- U.S. 1 #1 (May, 1983)

Publication information
- Publisher: Marvel Comics
- First appearance: U.S. 1 #1 (May, 1983)
- Created by: Al Milgrom, Herb Trimpe

In-story information
- Alter ego: Ulysses Solomon Archer
- Notable aliases: U.S. 1, US Ace
- Abilities: College-level engineer Skilled driver Proeficient fighter Metal-plated skull

= U.S. 1 (comics) =

U.S. 1 is a Marvel Comics comic book series that was published from 1983 to 1984. The series was produced based on a license of the US-1 Trucks line of slot truck toys from Tyco Toys.

==Publication history==
U.S. 1 lasted for 12 issues (May 1983 - October 1984). It was among the first line of titles edited by Ralph Macchio, and Bob Harras later worked on the title.
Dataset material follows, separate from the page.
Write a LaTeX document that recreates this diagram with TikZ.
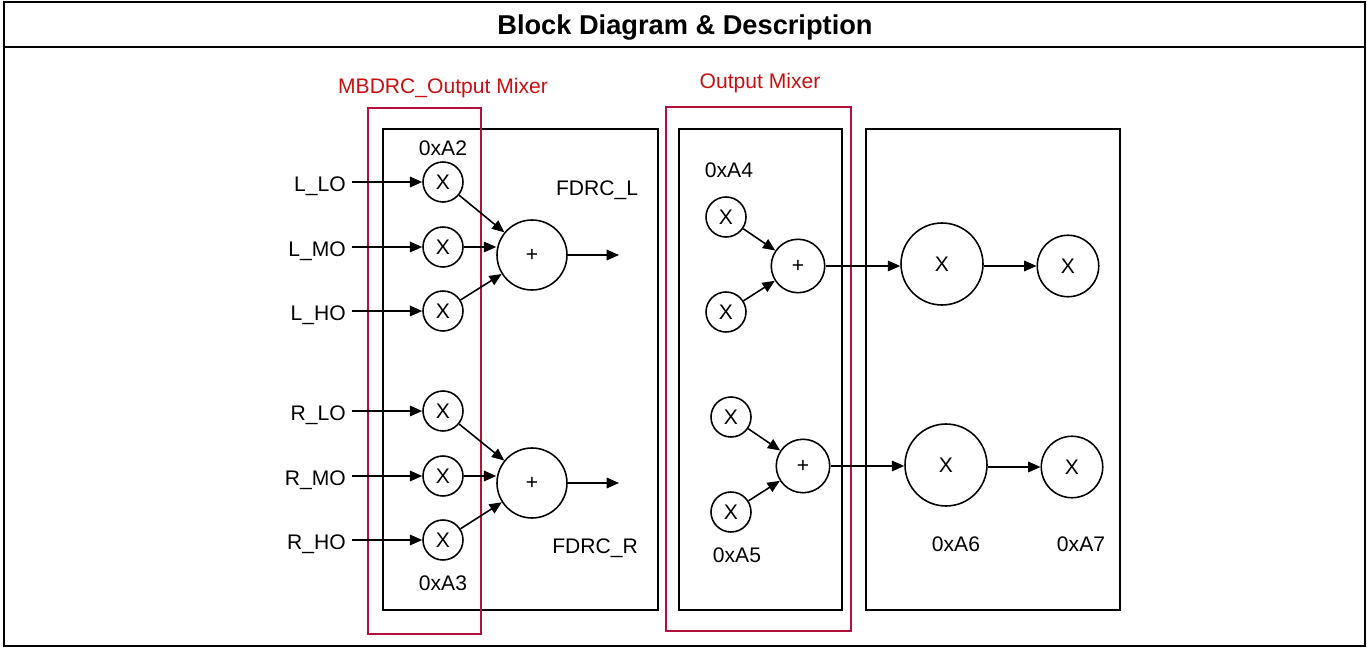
\documentclass[tikz,border=0pt]{standalone}
\usepackage{fontspec}
\setmainfont{Liberation Sans}
\usetikzlibrary{arrows.meta}
\definecolor{mixred}{RGB}{176,18,60}
\definecolor{labred}{RGB}{200,16,16}

\begin{document}
\begin{tikzpicture}[x=0.02cm, y=-0.02cm, font=\fontsize{12}{14}\selectfont,
		mul/.style={circle, draw=black, line width=0.9pt, minimum size=0.8cm, inner sep=0pt},
		add/.style={circle, draw=black, line width=0.9pt, minimum size=1.4cm, inner sep=0pt},
		arr/.style={-{Triangle[length=7pt,width=6pt]}, line width=0.9pt},
		box/.style={draw=black, line width=0.9pt},
		mixbox/.style={draw=mixred, line width=0.9pt}]
			\useasboundingbox (0,0) rectangle (1369,648);
			\draw[line width=1.4pt] (4,2) rectangle (1365,646);
			\draw[line width=1.2pt] (4,47) -- (1365,47);
			\node[font=\bfseries\fontsize{15.5}{18}\selectfont](title) at (685,28){Block Diagram \& Description};
			% blocks
			\draw[box] (383,129) rectangle (658,610);
			\draw[box] (679,129) rectangle (842,610);
			\draw[box] (866,129) rectangle (1120,610);
			\draw[mixbox] (368,108) rectangle (481,634);
			\draw[mixbox] (666,107) rectangle (851,631);
			\node[text=labred](mbdrc) at (443,88){MBDRC\_Output Mixer};
			\node[text=labred](outmix) at (760,83){Output Mixer};
			% MBDRC output mixer
			\node[anchor=east](llo) at (352,186){L\_LO};
			\node[anchor=east](lmo) at (352,251){L\_MO};
			\node[anchor=east](lho) at (352,315){L\_HO};
			\node[anchor=east](rlo) at (352,415){R\_LO};
			\node[anchor=east](rmo) at (352,480){R\_MO};
			\node[anchor=east](rho) at (352,544){R\_HO};
			\node[mul](m1) at (443,182){X};
			\node[mul](m2) at (443,247){X};
			\node[mul](m3) at (443,311){X};
			\node[mul](m4) at (443,411){X};
			\node[mul](m5) at (443,476){X};
			\node[mul](m6) at (443,540){X};
			\node[add](pl) at (532,255){+};
			\node[add](pr) at (532,483){+};
			\coordinate(fl) at (619,255);
			\coordinate(fr) at (619,483);
			\node(a2) at (443,148){0xA2};
			\node(a3) at (443,583){0xA3};
			\node(fdrcl) at (597,190){FDRC\_L};
			\node(fdrcr) at (595,548){FDRC\_R};
			\draw[arr] (llo.east |- m1) -- (m1);
			\draw[arr] (lmo.east |- m2) -- (m2);
			\draw[arr] (lho.east |- m3) -- (m3);
			\draw[arr] (rlo.east |- m4) -- (m4);
			\draw[arr] (rmo.east |- m5) -- (m5);
			\draw[arr] (rho.east |- m6) -- (m6);
			\draw[arr] (m1) -- (pl);
			\draw[arr] (m2.east) -- (pl.west |- m2.east);
			\draw[arr] (m3) -- (pl);
			\draw[arr] (m4) -- (pr);
			\draw[arr] (m5.east) -- (pr.west |- m5.east);
			\draw[arr] (m6) -- (pr);
			\draw[arr] (pl) -- (fl);
			\draw[arr] (pr) -- (fr);
			% output mixer
			\node[mul](m7) at (726,217){X};
			\node[mul](m8) at (726,312){X};
			\node[mul](m9) at (731,417){X};
			\node[mul](m10) at (731,512){X};
			\node[add, minimum size=1.07cm](po1) at (798,266){+};
			\node[add, minimum size=1.07cm](po2) at (803,466){+};
			\node[add, minimum size=1.64cm](g1) at (942,264){X};
			\node[add, minimum size=1.64cm](g2) at (946,465){X};
			\node[add, minimum size=1.23cm](v1) at (1068,266){X};
			\node[add, minimum size=1.23cm](v2) at (1072,467){X};
			\node(a4) at (729,170){0xA4};
			\node(a5) at (737,555){0xA5};
			\node(a6) at (956,544){0xA6};
			\node(a7) at (1081,544){0xA7};
			\draw[arr] (m7) -- (po1);
			\draw[arr] (m8) -- (po1);
			\draw[arr] (m9) -- (po2);
			\draw[arr] (m10) -- (po2);
			\draw[arr] (po1.east) -- (g1.west |- po1.east);
			\draw[arr] (po2.east) -- (g2.west |- po2.east);
			\draw[arr] (g1.east |- v1) -- (v1);
			\draw[arr] (g2.east |- v2) -- (v2);
			\end{tikzpicture}
\end{document}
Al Milgrom wrote the series, with artwork provided by Marvel veterans Herb Trimpe, Frank Springer and Steve Ditko.

==Characters==
- Ulysses Solomon Archer (U.S. Archer), the main character of the series.
- Mary McGrill, waitress at the Short Stop Diner. She also had an alternate personality, the villainess Midnight, who used a mind-controlling bullwhip.
- Ed "Poppa Wheelie" Wheeler and "Wide Load Annie" Wheeler, operators of the Short Stop Diner.
- Jefferson Archer (Highwayman), U.S.'s brother who turned to evil.
- Baron Von Blimp, a villain based out of a dirigible.

==Reception==

According to Kurt Busiek, US1 is considered the book that broke the "Marvel Zombie". The term had been coined by retailer Cliff Biggers, to describe fans who complained to retailers or wrote letters to Marvel saying the Epic Comics series Groo the Wanderer should be canceled because they did not like it, but had to buy it because it was a Marvel comic. Once they read US1 and decided not to order it anymore, Marvel Zombies no longer bought everything reflexively, and started dropping other titles as well. US1 may have been the first book to drop below 100,000 copies sold per issue, and once it broke that line, other books followed.

Screen Rant described Ulysses Archer (and series villain The Highwayman) as one of the superheroes that Marvel wants readers to forget. Comic Book Resources described it as "one of Marvel's silliest comics".